Stated exercise:
Print the entries below exactly as they appear, from the first line up to and including the line with "1.88, 2.38, 2.38];". Do not print any pictures.

Data shown:

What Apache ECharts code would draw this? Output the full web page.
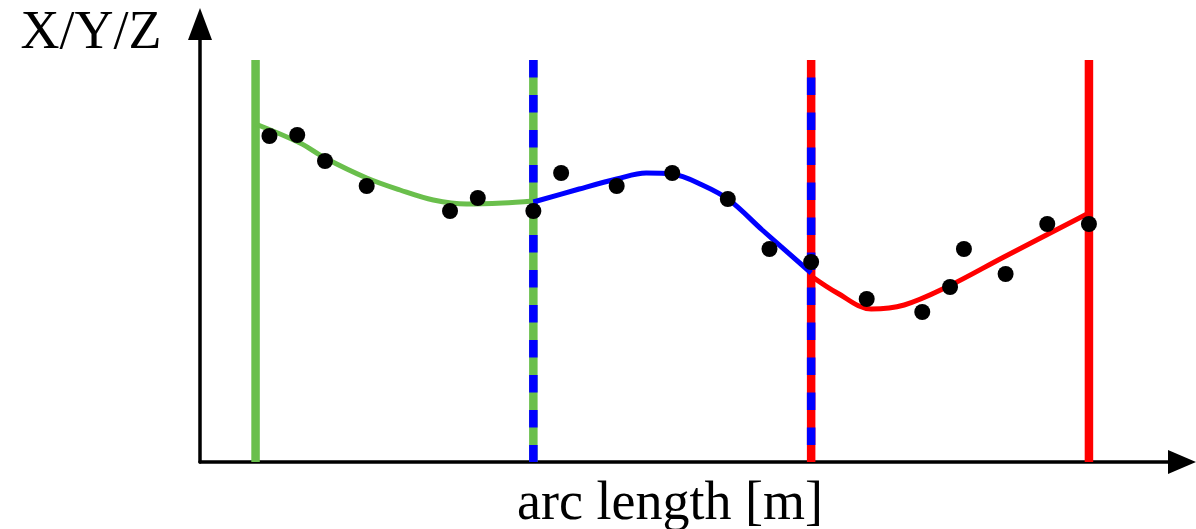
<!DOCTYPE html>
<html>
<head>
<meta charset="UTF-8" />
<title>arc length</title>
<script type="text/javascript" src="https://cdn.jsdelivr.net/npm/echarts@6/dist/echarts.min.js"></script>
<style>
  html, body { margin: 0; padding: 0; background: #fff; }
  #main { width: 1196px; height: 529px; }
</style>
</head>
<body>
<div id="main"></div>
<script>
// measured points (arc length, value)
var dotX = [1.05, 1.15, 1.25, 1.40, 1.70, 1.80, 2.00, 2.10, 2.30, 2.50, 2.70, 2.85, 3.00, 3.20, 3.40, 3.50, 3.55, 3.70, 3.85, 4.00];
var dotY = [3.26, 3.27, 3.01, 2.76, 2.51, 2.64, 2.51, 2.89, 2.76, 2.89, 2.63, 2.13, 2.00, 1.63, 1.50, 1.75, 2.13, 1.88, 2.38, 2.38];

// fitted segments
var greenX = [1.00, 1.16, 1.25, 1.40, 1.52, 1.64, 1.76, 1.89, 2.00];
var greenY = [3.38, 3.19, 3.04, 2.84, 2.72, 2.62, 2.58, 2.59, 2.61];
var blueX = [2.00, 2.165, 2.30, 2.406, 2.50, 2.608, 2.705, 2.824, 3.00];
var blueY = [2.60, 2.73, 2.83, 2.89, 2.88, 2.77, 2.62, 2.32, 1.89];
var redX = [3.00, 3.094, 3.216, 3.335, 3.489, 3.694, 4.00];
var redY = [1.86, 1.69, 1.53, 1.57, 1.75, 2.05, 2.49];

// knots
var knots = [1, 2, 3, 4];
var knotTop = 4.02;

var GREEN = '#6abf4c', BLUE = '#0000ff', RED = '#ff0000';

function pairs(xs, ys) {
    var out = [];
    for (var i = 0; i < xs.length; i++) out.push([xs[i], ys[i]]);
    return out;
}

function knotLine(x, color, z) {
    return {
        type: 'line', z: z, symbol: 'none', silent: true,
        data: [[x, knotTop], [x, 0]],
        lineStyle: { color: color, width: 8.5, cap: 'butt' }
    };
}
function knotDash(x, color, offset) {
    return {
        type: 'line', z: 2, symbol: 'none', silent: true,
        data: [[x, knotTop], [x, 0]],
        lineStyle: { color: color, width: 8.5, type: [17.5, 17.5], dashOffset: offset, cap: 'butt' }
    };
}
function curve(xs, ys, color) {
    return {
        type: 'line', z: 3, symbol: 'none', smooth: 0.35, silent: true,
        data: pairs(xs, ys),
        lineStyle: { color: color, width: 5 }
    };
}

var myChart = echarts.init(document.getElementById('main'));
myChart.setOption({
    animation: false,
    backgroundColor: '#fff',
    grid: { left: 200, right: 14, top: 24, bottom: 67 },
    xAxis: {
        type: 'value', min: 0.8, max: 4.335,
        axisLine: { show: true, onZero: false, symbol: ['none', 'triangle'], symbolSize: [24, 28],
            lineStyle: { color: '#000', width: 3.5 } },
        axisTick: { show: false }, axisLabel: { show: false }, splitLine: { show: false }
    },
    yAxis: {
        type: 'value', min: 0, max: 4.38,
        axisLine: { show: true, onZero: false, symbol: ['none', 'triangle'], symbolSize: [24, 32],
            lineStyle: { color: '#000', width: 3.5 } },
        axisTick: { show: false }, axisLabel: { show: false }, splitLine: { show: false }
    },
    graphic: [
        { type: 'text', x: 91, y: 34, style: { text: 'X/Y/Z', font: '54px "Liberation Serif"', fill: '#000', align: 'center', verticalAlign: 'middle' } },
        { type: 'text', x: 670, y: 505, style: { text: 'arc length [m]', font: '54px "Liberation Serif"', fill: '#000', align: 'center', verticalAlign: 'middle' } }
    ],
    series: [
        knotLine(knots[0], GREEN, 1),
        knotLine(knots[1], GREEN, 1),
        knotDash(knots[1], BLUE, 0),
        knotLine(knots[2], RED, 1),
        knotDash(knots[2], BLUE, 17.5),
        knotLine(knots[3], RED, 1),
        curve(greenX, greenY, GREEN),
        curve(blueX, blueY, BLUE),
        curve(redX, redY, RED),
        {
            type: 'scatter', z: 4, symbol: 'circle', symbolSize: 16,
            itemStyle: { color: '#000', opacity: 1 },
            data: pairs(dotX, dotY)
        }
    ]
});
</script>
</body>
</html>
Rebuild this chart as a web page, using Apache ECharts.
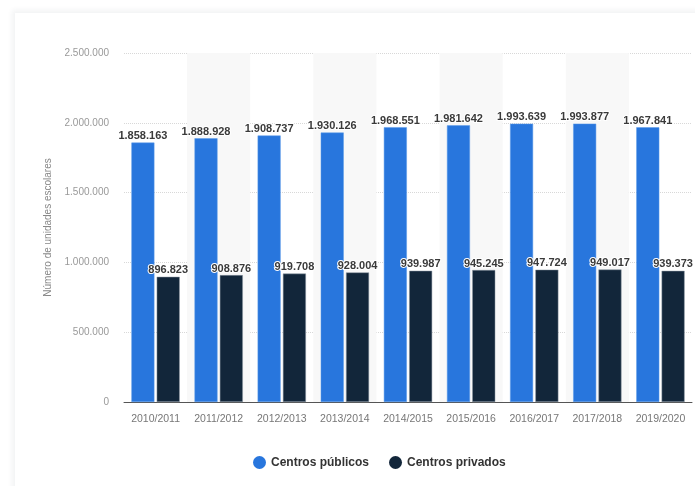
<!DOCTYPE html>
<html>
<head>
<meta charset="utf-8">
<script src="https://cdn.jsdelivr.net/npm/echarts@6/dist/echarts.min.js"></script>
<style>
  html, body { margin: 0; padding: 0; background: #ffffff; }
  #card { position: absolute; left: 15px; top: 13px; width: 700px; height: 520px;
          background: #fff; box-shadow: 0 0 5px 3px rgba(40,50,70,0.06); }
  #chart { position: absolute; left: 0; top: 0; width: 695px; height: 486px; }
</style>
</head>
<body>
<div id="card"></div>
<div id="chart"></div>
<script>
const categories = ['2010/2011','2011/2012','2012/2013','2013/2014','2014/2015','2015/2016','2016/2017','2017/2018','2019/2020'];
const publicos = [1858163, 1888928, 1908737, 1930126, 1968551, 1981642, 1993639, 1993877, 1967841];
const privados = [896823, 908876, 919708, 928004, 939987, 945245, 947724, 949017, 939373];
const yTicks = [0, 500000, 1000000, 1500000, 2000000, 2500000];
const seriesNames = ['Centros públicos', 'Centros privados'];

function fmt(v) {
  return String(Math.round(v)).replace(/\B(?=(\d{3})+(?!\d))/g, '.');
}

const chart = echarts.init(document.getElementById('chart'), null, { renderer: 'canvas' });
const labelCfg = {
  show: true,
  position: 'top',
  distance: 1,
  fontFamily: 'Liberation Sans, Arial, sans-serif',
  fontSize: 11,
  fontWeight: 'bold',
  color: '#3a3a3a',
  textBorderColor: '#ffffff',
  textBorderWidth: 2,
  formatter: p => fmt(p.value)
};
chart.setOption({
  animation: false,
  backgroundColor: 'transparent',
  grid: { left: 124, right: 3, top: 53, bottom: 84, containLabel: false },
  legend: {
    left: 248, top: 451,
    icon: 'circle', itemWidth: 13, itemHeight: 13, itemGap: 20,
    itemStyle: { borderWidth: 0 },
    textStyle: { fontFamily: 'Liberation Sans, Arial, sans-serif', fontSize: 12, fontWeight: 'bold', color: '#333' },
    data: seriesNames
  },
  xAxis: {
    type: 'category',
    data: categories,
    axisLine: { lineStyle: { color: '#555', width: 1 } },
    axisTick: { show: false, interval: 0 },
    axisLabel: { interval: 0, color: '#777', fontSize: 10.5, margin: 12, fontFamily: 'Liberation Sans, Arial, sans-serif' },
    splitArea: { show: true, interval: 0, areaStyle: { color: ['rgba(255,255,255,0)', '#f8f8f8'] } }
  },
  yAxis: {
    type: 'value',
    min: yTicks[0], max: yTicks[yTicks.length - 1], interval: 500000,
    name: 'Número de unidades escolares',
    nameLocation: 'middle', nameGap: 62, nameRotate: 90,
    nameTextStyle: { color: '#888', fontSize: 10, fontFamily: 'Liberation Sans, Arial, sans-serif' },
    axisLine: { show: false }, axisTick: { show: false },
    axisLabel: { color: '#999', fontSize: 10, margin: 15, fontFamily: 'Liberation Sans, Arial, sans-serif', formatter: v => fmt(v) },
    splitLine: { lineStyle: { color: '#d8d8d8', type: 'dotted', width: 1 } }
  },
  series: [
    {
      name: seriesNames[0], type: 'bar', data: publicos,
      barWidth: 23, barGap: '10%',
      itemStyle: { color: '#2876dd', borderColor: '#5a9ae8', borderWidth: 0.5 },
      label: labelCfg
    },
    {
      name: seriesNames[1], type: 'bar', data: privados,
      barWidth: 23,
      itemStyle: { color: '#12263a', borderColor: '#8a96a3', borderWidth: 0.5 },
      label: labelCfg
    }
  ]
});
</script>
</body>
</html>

Answer to the task:
What Apache ECharts code would draw this? Output the full web page.
<!DOCTYPE html>
<html>
<head>
<meta charset="UTF-8" />
<title>arc length</title>
<script type="text/javascript" src="https://cdn.jsdelivr.net/npm/echarts@6/dist/echarts.min.js"></script>
<style>
  html, body { margin: 0; padding: 0; background: #fff; }
  #main { width: 1196px; height: 529px; }
</style>
</head>
<body>
<div id="main"></div>
<script>
// measured points (arc length, value)
var dotX = [1.05, 1.15, 1.25, 1.40, 1.70, 1.80, 2.00, 2.10, 2.30, 2.50, 2.70, 2.85, 3.00, 3.20, 3.40, 3.50, 3.55, 3.70, 3.85, 4.00];
var dotY = [3.26, 3.27, 3.01, 2.76, 2.51, 2.64, 2.51, 2.89, 2.76, 2.89, 2.63, 2.13, 2.00, 1.63, 1.50, 1.75, 2.13, 1.88, 2.38, 2.38];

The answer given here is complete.